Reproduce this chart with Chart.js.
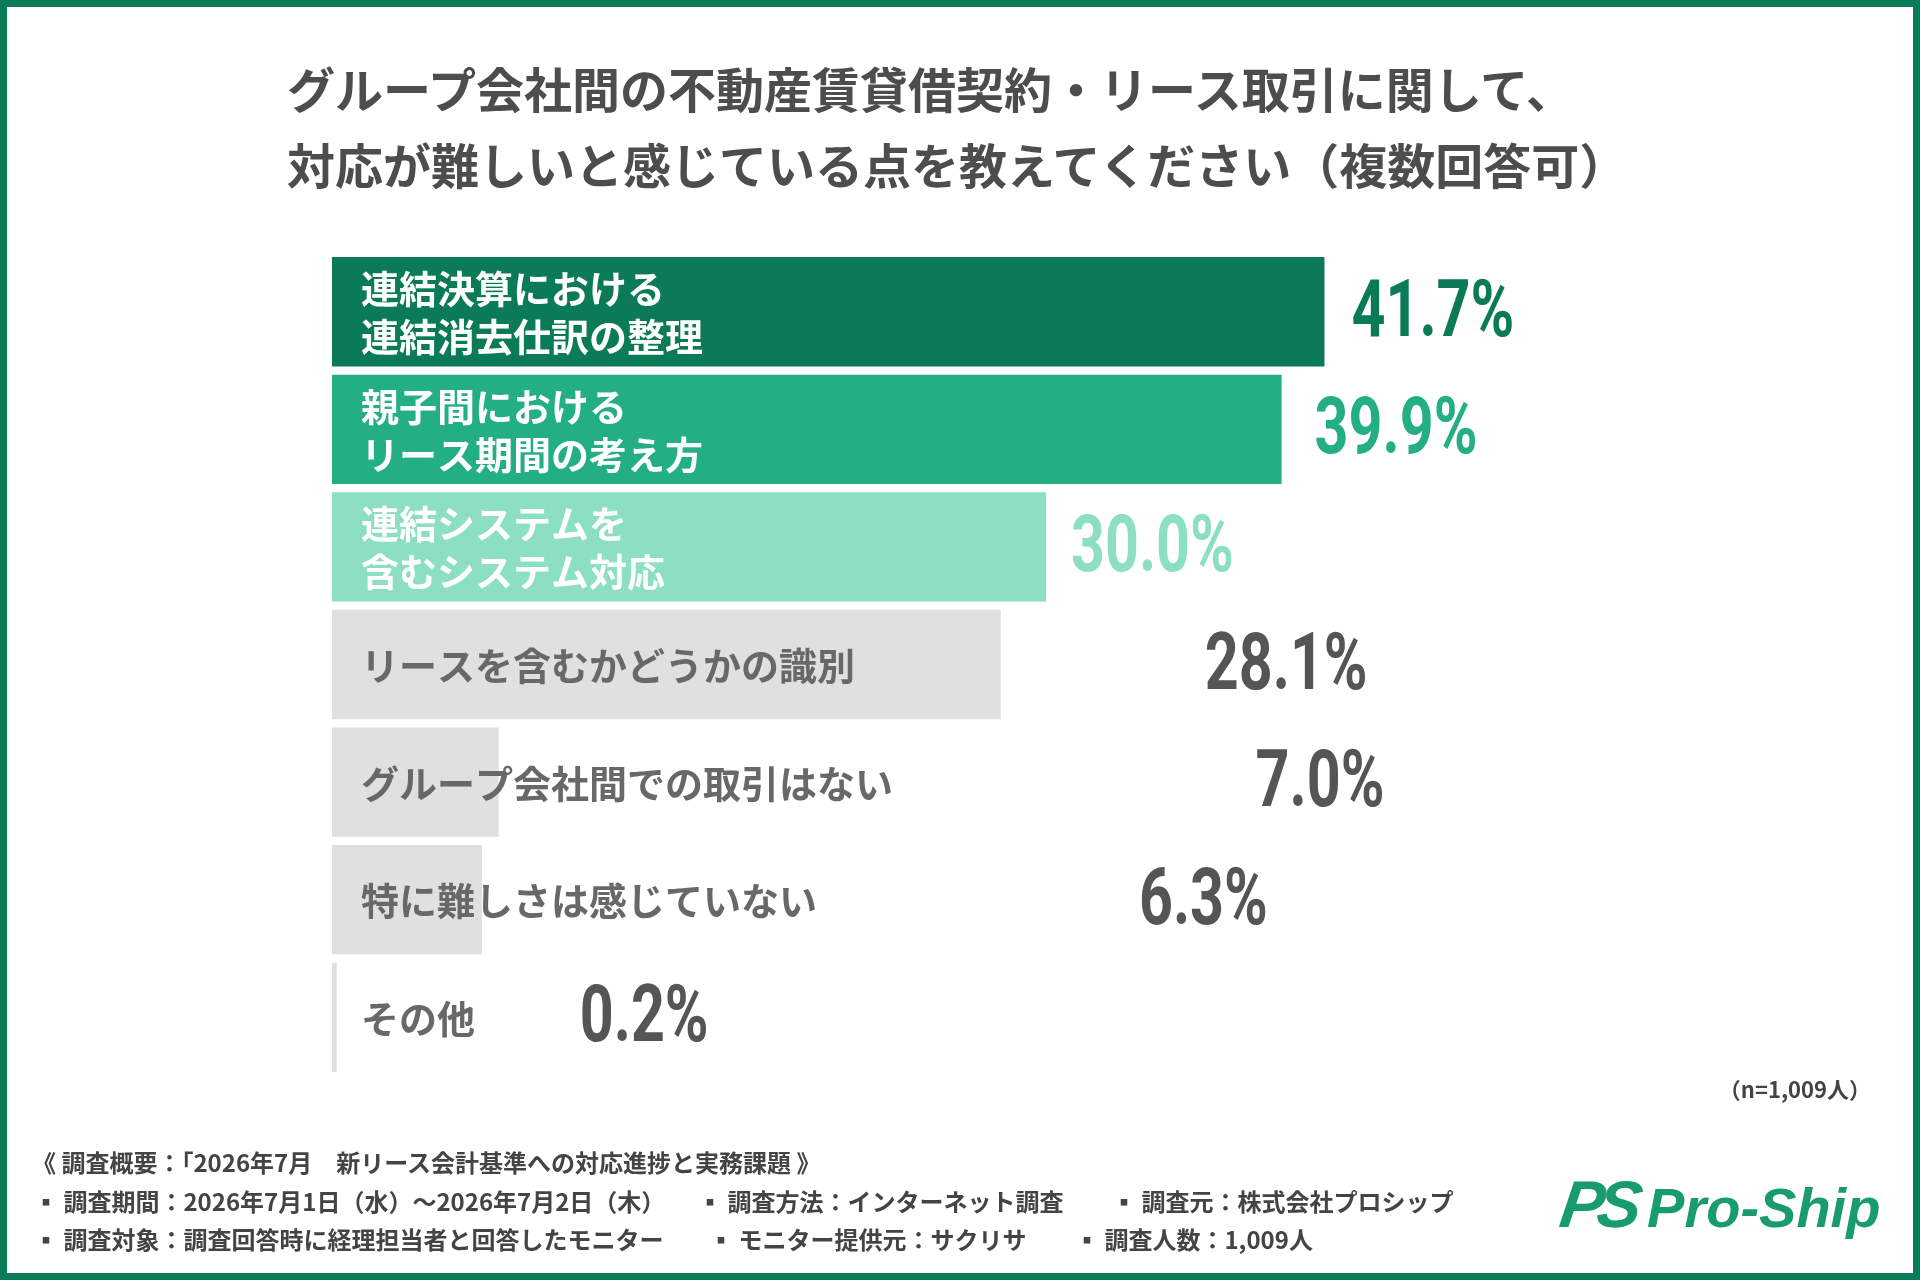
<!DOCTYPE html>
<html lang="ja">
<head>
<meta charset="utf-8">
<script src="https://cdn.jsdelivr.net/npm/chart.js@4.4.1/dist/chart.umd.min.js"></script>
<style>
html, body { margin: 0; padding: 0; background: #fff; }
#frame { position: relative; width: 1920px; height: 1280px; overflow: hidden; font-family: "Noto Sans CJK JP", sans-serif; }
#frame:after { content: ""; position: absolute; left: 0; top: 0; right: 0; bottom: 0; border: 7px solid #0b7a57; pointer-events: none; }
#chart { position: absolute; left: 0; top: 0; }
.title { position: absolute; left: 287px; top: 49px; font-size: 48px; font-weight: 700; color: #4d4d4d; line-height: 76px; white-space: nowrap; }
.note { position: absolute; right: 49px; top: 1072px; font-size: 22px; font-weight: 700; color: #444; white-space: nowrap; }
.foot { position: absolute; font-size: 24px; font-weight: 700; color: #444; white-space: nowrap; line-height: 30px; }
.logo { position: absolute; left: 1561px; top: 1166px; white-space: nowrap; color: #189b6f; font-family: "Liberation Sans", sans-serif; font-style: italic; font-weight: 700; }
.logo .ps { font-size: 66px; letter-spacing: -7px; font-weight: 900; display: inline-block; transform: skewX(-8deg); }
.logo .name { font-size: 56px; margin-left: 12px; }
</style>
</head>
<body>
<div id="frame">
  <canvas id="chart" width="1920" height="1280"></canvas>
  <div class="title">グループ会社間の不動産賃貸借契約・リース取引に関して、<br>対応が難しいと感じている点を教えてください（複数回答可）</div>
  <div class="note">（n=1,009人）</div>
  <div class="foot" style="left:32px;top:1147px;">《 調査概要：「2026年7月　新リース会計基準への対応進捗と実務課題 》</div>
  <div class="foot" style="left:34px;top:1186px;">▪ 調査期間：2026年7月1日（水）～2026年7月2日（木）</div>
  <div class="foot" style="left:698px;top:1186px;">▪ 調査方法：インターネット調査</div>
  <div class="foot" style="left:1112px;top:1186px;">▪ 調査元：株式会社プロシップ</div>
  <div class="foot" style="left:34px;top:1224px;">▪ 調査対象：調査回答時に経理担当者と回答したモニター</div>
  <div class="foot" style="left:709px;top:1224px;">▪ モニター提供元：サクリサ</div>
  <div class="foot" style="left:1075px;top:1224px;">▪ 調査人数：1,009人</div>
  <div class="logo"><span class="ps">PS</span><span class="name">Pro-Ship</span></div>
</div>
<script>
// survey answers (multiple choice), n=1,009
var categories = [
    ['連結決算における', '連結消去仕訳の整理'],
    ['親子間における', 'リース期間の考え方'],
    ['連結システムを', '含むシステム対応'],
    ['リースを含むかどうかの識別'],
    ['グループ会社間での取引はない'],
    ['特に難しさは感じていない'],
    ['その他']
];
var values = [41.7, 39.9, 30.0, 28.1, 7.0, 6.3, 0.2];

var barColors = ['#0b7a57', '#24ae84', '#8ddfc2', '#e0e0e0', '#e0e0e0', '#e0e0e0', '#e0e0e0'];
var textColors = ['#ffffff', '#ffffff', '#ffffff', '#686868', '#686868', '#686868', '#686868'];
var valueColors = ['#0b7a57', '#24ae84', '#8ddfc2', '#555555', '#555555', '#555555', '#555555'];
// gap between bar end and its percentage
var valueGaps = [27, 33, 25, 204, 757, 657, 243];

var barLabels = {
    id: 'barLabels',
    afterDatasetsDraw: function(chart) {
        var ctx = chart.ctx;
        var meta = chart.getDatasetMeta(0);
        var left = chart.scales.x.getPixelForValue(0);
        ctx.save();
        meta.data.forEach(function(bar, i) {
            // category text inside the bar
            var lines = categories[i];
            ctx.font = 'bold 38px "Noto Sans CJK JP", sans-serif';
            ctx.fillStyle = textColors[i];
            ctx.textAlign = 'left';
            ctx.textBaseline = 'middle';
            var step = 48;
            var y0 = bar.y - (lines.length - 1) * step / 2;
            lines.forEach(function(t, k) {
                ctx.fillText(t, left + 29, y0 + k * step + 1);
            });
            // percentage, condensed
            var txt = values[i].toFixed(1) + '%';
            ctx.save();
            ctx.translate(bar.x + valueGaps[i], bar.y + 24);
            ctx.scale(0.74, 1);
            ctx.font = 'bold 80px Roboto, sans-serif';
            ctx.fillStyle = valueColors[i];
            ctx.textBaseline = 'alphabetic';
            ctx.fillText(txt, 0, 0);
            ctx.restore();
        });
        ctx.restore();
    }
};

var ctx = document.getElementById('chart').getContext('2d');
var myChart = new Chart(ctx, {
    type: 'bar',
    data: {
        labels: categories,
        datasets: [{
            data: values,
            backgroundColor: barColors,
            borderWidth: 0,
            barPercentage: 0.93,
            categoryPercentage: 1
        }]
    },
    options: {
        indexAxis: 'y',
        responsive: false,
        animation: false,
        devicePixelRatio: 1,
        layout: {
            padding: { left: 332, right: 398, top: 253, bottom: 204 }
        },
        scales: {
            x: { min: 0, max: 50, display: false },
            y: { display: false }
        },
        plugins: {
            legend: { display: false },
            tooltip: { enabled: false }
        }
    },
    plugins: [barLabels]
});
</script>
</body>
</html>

▶ Task requirements: Print each line of the material above exactly, with the pictures removed from your copy.

▶ Output:
Reproduce this chart with Chart.js.
<!DOCTYPE html>
<html lang="ja">
<head>
<meta charset="utf-8">
<script src="https://cdn.jsdelivr.net/npm/chart.js@4.4.1/dist/chart.umd.min.js"></script>
<style>
html, body { margin: 0; padding: 0; background: #fff; }
#frame { position: relative; width: 1920px; height: 1280px; overflow: hidden; font-family: "Noto Sans CJK JP", sans-serif; }
#frame:after { content: ""; position: absolute; left: 0; top: 0; right: 0; bottom: 0; border: 7px solid #0b7a57; pointer-events: none; }
#chart { position: absolute; left: 0; top: 0; }
.title { position: absolute; left: 287px; top: 49px; font-size: 48px; font-weight: 700; color: #4d4d4d; line-height: 76px; white-space: nowrap; }
.note { position: absolute; right: 49px; top: 1072px; font-size: 22px; font-weight: 700; color: #444; white-space: nowrap; }
.foot { position: absolute; font-size: 24px; font-weight: 700; color: #444; white-space: nowrap; line-height: 30px; }
.logo { position: absolute; left: 1561px; top: 1166px; white-space: nowrap; color: #189b6f; font-family: "Liberation Sans", sans-serif; font-style: italic; font-weight: 700; }
.logo .ps { font-size: 66px; letter-spacing: -7px; font-weight: 900; display: inline-block; transform: skewX(-8deg); }
.logo .name { font-size: 56px; margin-left: 12px; }
</style>
</head>
<body>
<div id="frame">
  <canvas id="chart" width="1920" height="1280"></canvas>
  <div class="title">グループ会社間の不動産賃貸借契約・リース取引に関して、<br>対応が難しいと感じている点を教えてください（複数回答可）</div>
  <div class="note">（n=1,009人）</div>
  <div class="foot" style="left:32px;top:1147px;">《 調査概要：「2026年7月　新リース会計基準への対応進捗と実務課題 》</div>
  <div class="foot" style="left:34px;top:1186px;">▪ 調査期間：2026年7月1日（水）～2026年7月2日（木）</div>
  <div class="foot" style="left:698px;top:1186px;">▪ 調査方法：インターネット調査</div>
  <div class="foot" style="left:1112px;top:1186px;">▪ 調査元：株式会社プロシップ</div>
  <div class="foot" style="left:34px;top:1224px;">▪ 調査対象：調査回答時に経理担当者と回答したモニター</div>
  <div class="foot" style="left:709px;top:1224px;">▪ モニター提供元：サクリサ</div>
  <div class="foot" style="left:1075px;top:1224px;">▪ 調査人数：1,009人</div>
  <div class="logo"><span class="ps">PS</span><span class="name">Pro-Ship</span></div>
</div>
<script>
// survey answers (multiple choice), n=1,009
var categories = [
    ['連結決算における', '連結消去仕訳の整理'],
    ['親子間における', 'リース期間の考え方'],
    ['連結システムを', '含むシステム対応'],
    ['リースを含むかどうかの識別'],
    ['グループ会社間での取引はない'],
    ['特に難しさは感じていない'],
    ['その他']
];
var values = [41.7, 39.9, 30.0, 28.1, 7.0, 6.3, 0.2];

var barColors = ['#0b7a57', '#24ae84', '#8ddfc2', '#e0e0e0', '#e0e0e0', '#e0e0e0', '#e0e0e0'];
var textColors = ['#ffffff', '#ffffff', '#ffffff', '#686868', '#686868', '#686868', '#686868'];
var valueColors = ['#0b7a57', '#24ae84', '#8ddfc2', '#555555', '#555555', '#555555', '#555555'];
// gap between bar end and its percentage
var valueGaps = [27, 33, 25, 204, 757, 657, 243];

var barLabels = {
    id: 'barLabels',
    afterDatasetsDraw: function(chart) {
        var ctx = chart.ctx;
        var meta = chart.getDatasetMeta(0);
        var left = chart.scales.x.getPixelForValue(0);
        ctx.save();
        meta.data.forEach(function(bar, i) {
            // category text inside the bar
            var lines = categories[i];
            ctx.font = 'bold 38px "Noto Sans CJK JP", sans-serif';
            ctx.fillStyle = textColors[i];
            ctx.textAlign = 'left';
            ctx.textBaseline = 'middle';
            var step = 48;
            var y0 = bar.y - (lines.length - 1) * step / 2;
            lines.forEach(function(t, k) {
                ctx.fillText(t, left + 29, y0 + k * step + 1);
            });
            // percentage, condensed
            var txt = values[i].toFixed(1) + '%';
            ctx.save();
            ctx.translate(bar.x + valueGaps[i], bar.y + 24);
            ctx.scale(0.74, 1);
            ctx.font = 'bold 80px Roboto, sans-serif';
            ctx.fillStyle = valueColors[i];
            ctx.textBaseline = 'alphabetic';
            ctx.fillText(txt, 0, 0);
            ctx.restore();
        });
        ctx.restore();
    }
};

var ctx = document.getElementById('chart').getContext('2d');
var myChart = new Chart(ctx, {
    type: 'bar',
    data: {
        labels: categories,
        datasets: [{
            data: values,
            backgroundColor: barColors,
            borderWidth: 0,
            barPercentage: 0.93,
            categoryPercentage: 1
        }]
    },
    options: {
        indexAxis: 'y',
        responsive: false,
        animation: false,
        devicePixelRatio: 1,
        layout: {
            padding: { left: 332, right: 398, top: 253, bottom: 204 }
        },
        scales: {
            x: { min: 0, max: 50, display: false },
            y: { display: false }
        },
        plugins: {
            legend: { display: false },
            tooltip: { enabled: false }
        }
    },
    plugins: [barLabels]
});
</script>
</body>
</html>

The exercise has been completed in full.